No matter the size of your company, bringing on new clients is an ongoing process. While new business is always beneficial, the profits of onboarding new customers significantly decreases the more you spend on acquisition.

According to KISSmetrics, companies focus more on acquisition more than customer retention – although the former can cost 7X more than the latter. But both are important. And despite how low retention cost can generally be, you shouldn’t rely on current customers for the bulk of your revenue.

Before you can begin lowering your customer acquisition cost, you’ll first need to learn how to measure it:

Customer Acquisition Cost Formula

To determine your customer acquisition cost, keep the measurement simple.

Add up your total sales and marketing spend (over a given period) and divide by the total number of new customers generated at that time.

For example, in 2016 Bob’s B2B Business had a total marketing cost of $100,000 and a total sales cost of $100,000. He generated 10,000 new customers in that year. As a result, Bob had a customer acquisition cost of $20 in 2016. 

formula to lower cac cost

In summary: CAC = (total marketing costs + total sales costs) / total customers acquired.

Keep in mind that this formula isn’t the only way to determine acquisition costs for your business.

In fact, your CAC can be measured by a variety of elements depending on your industry. For example, companies in your industry might measure by campaigns, creating an overall cost that reflects the contribution of each so you can better understand where to focus marketing efforts.

The final factor to consider? The relationship between CAC and lifetime value. While important, customer acquisition cost doesn’t mean much on its own. That’s where lifetime value (or LTV) comes into play. LTV helps you put context around your customer acquisition cost, so you’re better equipped to decide how much you need to lower it.

The ideal relationship results in an LTV that’s at least 3X your CAC. And if you fail to meet that, revisit the model and follow David Skok’s advice – “look for ways to a) raise your prices and/or b) reduce your costs.”

Put the Formula to Use: We’ve created a helpful overview of the top marketing metrics to consider as you calculate the cost of bringing in new business.

The Lowdown

Once you’ve accurately measured your customer acquisition costs (by following industry best practices), you can begin to execute a plan to improve and lower it! Here are four tips to get you started:

1. Focus your buyer personas

The right personas can do a lot for your business, ultimately enabling you to focus your time and resources in the best way possible instead of wasting your energies on trying to market to the wrong audience.

It’s a no-brainer, but when you’ve found the right channels and message for your ideal customer, costs will decrease.

2. Go “all in” with SEO

This isn’t a rallying cry for you to start up a paid search campaign to lower your customer acquisition costs, but SEO does matter.
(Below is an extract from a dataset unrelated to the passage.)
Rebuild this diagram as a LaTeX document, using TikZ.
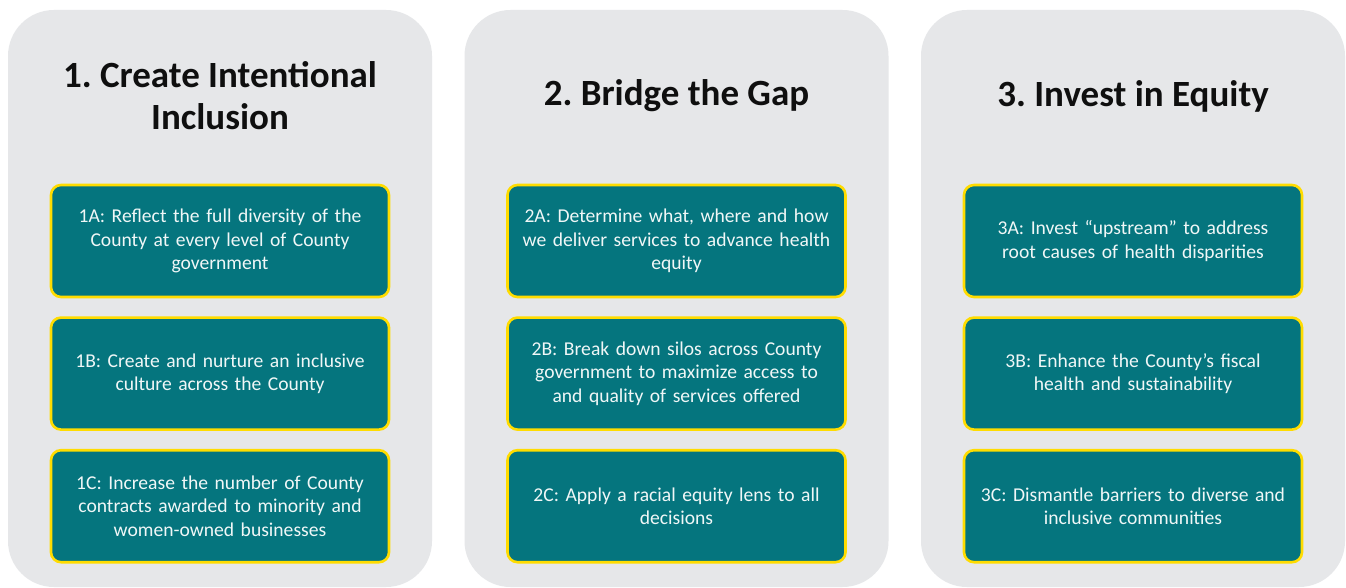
\documentclass[tikz,border=0pt]{standalone}
\usepackage{fontspec}
\setmainfont{Carlito}
\usetikzlibrary{positioning}
\definecolor{panelgrey}{RGB}{230,231,233}
\definecolor{teal}{RGB}{5,117,126}
\definecolor{gold}{RGB}{255,220,0}
\definecolor{ink}{RGB}{15,15,15}
\frenchspacing
\tikzset{
  panel/.style={fill=panelgrey,rounded corners=46pt},
  goal/.style={font=\fontsize{37}{42}\selectfont\bfseries,text=ink,align=center},
  action/.style={draw=gold,line width=2.6pt,fill=teal,text=white!94!teal,rounded corners=10pt,
    minimum width=338pt,minimum height=112pt,text width=324pt,align=center,
    font=\fontsize{19.6}{23.5}\selectfont},
}

\begin{document}
\begin{tikzpicture}[x=1pt,y=-1pt]
  \useasboundingbox[fill=white] (0,0) rectangle (1346,588);
  % the three columns
  \foreach \t/\a/\b/\c [count=\i from 0] in {
    1. Create Intentional\\Inclusion/1A: Reflect the full diversity of the\\County at every level of County\\government/1B: Create and nurture an inclusive\\culture across the County/1C: Increase the number of County\\contracts awarded to minority and\\women-owned businesses,
    2. Bridge the Gap/2A: Determine what{,} where and how\\we deliver services to advance health\\equity/2B: Break down silos across County\\government to maximize access to\\and quality of services offered/2C: Apply a racial equity lens to all\\decisions,
    3. Invest in Equity/3A: Invest ``upstream'' to address\\root causes of health disparities/3B: Enhance the County's fiscal\\health and sustainability/3C: Dismantle barriers to diverse and\\inclusive communities}{
    \pgfmathsetmacro{\x}{220+\i*456.5}
    \fill[panel] (\x-212,10) rectangle (\x+212,587);
    \node[goal] (goal\i) at (\x,96) {\t};
    \node[action] (act\i a) at (\x,241) {\a};
    \node[action,below=18pt of act\i a] (act\i b) {\b};
    \node[action,below=18pt of act\i b] (act\i c) {\c};
  }
\end{tikzpicture}
\end{document}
When you create primary long tail keywords based on your buyer personas and optimize content around those keywords, you can keep bringing in qualified leads time over time without putting in any extra spend.

3. Implement marketing automation

You can slash costs when you use marketing automation to support your efforts. The best automation platforms are full-funnel solutions that cut down on the hours your team spends collecting and organizing data, segmenting contacts, scheduling emails, building CTAs… you get the picture.

A Gartner study revealed organizations that automate lead management see a 10% (or greater) revenue increase in six to nine months. When your revenue increases, your CAC will naturally decrease.

4. Develop a lead nurturing strategy

The best way to turn prospects from strangers into leads is with email. Not only is email an affordable channel (it costs next to nothing to send an email, apart from the overhead costs for your team to build and schedule it), lead nurturing can generate more sales-ready leads. A shorter sales cycle will usually lower your acquisition costs.

What Else Can You Do to Lower CAC?

The tips provided in this article are by no means an exhaustive list of solutions to lower your customer acquisition cost. Companies can also conduct extensive A/B testing, invest in technologies that help with a better understanding of data and analytics, and so much more.

While there are many different tactics you can employ, remember to properly calculate your CAC first. From there, you’ll be ready to start lowering your customer acquisition cost.